REQUIREMENTS:
Find and return each line containing "this".

AVAILABLE DATA:

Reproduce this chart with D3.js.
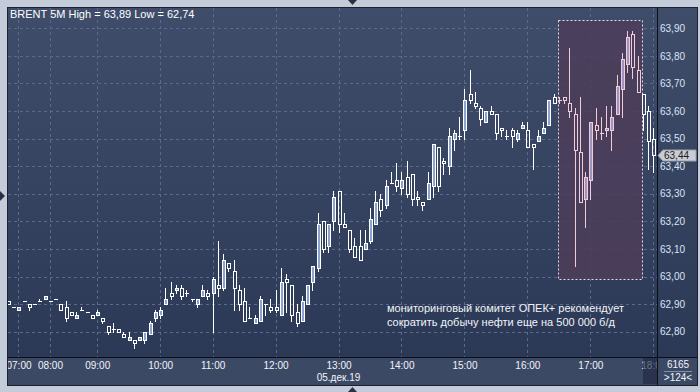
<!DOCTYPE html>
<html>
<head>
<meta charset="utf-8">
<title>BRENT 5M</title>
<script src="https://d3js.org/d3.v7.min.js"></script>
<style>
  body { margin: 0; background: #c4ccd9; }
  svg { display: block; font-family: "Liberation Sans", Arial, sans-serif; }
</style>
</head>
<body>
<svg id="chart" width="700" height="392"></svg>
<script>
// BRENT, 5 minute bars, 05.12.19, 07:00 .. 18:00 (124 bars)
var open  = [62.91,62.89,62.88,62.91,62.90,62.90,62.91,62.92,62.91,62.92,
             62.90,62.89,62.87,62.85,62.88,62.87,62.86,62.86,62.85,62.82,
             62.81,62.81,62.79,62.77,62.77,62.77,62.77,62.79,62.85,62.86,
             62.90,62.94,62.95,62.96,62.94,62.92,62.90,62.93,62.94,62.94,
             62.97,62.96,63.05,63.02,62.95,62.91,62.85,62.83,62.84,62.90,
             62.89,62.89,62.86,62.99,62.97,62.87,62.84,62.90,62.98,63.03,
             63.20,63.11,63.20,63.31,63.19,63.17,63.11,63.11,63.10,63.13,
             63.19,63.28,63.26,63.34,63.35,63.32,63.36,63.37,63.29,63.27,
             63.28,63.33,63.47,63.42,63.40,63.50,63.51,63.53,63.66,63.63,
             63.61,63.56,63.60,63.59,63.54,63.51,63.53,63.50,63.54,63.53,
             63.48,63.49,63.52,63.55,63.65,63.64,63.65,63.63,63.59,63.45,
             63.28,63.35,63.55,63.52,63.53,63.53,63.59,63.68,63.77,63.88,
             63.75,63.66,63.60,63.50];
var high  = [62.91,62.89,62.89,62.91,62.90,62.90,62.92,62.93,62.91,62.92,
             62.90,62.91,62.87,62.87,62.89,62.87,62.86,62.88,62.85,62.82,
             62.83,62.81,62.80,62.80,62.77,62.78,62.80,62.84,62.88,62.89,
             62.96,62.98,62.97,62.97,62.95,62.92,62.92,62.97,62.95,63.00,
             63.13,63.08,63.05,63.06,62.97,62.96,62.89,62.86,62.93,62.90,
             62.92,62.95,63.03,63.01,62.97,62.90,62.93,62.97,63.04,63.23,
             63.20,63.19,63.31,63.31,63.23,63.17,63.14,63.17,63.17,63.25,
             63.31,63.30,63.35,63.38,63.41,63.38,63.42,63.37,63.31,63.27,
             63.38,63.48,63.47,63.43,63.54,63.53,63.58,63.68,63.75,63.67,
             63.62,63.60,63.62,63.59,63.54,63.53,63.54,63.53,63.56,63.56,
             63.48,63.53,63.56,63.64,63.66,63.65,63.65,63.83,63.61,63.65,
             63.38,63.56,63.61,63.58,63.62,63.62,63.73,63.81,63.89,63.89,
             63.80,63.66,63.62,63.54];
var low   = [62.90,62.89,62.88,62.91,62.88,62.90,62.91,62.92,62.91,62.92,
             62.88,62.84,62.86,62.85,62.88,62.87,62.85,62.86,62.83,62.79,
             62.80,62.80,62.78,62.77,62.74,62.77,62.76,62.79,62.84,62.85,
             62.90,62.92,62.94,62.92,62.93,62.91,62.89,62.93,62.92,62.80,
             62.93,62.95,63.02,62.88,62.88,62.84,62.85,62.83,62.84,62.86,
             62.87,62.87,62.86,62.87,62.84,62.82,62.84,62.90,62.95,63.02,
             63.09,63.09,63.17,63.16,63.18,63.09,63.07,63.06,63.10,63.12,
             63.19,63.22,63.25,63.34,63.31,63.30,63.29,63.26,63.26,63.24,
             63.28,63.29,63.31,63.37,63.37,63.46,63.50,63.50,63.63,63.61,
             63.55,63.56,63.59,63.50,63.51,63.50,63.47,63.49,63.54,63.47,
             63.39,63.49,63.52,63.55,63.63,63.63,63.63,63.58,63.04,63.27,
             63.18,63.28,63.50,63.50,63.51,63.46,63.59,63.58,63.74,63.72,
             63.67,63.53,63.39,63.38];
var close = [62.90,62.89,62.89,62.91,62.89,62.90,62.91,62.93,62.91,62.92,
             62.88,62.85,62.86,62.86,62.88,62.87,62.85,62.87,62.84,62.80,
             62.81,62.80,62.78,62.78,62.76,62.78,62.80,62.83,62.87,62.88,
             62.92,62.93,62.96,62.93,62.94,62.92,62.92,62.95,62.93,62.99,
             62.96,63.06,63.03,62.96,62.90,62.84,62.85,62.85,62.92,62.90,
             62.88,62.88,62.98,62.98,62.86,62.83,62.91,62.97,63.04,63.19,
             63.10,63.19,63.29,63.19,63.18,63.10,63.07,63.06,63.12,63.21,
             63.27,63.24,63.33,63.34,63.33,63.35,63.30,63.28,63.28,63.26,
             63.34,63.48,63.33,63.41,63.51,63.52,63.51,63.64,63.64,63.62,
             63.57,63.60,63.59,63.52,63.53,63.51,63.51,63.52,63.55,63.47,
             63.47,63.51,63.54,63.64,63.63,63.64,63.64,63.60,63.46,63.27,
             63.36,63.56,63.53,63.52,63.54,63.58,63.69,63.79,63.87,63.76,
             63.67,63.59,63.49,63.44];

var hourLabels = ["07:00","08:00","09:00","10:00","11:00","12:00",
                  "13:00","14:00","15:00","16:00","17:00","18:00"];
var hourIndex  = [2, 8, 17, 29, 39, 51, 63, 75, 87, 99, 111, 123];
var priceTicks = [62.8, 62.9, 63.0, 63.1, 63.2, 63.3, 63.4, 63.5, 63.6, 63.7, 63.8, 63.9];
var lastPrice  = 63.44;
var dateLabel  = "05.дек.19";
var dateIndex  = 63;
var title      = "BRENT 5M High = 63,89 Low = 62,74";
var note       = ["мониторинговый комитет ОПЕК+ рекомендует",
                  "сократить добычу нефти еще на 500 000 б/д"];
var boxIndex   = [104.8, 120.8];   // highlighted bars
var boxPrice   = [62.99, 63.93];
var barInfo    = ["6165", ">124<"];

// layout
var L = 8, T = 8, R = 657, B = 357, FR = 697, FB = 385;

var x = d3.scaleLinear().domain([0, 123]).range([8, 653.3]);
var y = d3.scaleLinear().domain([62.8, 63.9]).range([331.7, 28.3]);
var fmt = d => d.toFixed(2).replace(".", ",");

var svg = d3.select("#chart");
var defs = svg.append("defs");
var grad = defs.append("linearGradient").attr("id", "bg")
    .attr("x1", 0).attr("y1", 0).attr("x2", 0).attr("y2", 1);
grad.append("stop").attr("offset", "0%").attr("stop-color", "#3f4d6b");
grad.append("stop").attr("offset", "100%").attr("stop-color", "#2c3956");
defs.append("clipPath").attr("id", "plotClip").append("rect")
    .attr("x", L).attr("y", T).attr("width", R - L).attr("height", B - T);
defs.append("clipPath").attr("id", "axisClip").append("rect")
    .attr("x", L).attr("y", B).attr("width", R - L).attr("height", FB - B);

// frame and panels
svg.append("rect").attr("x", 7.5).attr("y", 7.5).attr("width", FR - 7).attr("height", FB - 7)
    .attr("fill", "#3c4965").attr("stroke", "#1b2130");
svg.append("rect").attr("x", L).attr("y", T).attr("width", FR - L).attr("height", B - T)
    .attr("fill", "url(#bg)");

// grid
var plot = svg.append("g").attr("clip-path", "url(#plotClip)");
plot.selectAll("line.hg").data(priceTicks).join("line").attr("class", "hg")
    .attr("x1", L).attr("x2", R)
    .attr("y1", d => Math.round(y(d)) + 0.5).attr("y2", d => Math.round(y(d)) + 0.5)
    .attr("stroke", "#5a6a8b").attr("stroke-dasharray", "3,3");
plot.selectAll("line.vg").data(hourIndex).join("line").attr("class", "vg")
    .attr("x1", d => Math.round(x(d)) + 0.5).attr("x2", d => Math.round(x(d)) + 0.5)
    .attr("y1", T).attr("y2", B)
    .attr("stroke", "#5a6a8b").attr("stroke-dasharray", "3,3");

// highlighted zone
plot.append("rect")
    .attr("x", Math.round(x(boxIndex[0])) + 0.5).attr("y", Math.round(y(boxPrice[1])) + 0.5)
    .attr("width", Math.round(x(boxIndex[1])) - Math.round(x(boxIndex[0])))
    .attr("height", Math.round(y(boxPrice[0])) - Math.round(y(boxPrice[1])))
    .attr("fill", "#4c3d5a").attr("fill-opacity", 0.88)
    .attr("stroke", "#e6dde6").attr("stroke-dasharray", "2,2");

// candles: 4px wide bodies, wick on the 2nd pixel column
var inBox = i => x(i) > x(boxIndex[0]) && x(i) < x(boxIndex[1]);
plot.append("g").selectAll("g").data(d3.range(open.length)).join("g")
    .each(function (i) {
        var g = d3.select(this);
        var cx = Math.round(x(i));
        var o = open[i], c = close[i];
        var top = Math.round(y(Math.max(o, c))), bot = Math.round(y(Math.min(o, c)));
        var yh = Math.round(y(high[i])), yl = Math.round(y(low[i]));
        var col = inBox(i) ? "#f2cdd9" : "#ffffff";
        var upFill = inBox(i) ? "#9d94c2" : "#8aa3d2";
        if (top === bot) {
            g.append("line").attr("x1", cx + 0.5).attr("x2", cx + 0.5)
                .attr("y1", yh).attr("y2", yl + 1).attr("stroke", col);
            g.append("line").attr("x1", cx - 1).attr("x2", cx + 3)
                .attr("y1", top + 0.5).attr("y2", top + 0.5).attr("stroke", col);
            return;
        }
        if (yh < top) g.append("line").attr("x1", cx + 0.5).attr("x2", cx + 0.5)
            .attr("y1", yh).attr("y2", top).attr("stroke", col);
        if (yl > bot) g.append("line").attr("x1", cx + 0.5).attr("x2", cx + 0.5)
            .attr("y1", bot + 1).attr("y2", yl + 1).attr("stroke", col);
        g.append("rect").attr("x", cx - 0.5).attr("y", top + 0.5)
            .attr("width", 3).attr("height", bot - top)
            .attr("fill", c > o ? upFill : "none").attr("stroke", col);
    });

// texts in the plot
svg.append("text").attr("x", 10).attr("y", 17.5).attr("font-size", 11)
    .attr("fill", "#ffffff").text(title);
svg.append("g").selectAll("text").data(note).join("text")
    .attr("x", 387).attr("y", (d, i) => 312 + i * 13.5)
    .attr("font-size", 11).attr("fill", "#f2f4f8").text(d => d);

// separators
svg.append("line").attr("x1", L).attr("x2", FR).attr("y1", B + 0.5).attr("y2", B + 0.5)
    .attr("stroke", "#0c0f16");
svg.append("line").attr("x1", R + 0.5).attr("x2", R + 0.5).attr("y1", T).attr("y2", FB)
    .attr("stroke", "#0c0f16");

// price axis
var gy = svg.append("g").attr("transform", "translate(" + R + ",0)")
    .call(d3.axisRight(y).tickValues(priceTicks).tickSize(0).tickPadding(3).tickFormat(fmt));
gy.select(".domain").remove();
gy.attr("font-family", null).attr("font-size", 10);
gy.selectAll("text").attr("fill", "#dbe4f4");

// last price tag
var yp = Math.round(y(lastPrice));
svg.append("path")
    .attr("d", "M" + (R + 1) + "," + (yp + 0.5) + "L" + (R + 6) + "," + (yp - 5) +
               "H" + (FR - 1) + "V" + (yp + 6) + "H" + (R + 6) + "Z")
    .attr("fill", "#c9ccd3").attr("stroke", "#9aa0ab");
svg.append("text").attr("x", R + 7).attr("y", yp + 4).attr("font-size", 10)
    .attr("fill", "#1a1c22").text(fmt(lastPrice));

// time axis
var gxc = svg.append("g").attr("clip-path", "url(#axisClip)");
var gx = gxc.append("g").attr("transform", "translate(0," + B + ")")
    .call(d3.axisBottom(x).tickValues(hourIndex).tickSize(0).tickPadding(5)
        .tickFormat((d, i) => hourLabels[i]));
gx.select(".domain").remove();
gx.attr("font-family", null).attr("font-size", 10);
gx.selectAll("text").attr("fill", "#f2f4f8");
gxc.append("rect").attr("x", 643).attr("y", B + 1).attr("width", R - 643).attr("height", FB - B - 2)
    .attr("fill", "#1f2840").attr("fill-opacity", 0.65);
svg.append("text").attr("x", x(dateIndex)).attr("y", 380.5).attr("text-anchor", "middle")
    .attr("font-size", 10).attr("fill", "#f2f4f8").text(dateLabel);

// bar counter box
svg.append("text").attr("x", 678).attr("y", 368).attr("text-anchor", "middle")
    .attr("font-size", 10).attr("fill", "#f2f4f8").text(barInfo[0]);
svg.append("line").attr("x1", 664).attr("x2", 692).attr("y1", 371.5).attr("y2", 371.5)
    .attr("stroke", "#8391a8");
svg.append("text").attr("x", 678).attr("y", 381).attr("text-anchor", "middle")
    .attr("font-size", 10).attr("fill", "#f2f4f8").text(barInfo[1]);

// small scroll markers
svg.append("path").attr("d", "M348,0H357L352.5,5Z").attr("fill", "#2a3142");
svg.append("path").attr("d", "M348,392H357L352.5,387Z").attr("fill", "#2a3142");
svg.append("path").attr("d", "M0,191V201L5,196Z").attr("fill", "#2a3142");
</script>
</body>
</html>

COMPLETED EXERCISE:
Reproduce this chart with D3.js.
        var g = d3.select(this);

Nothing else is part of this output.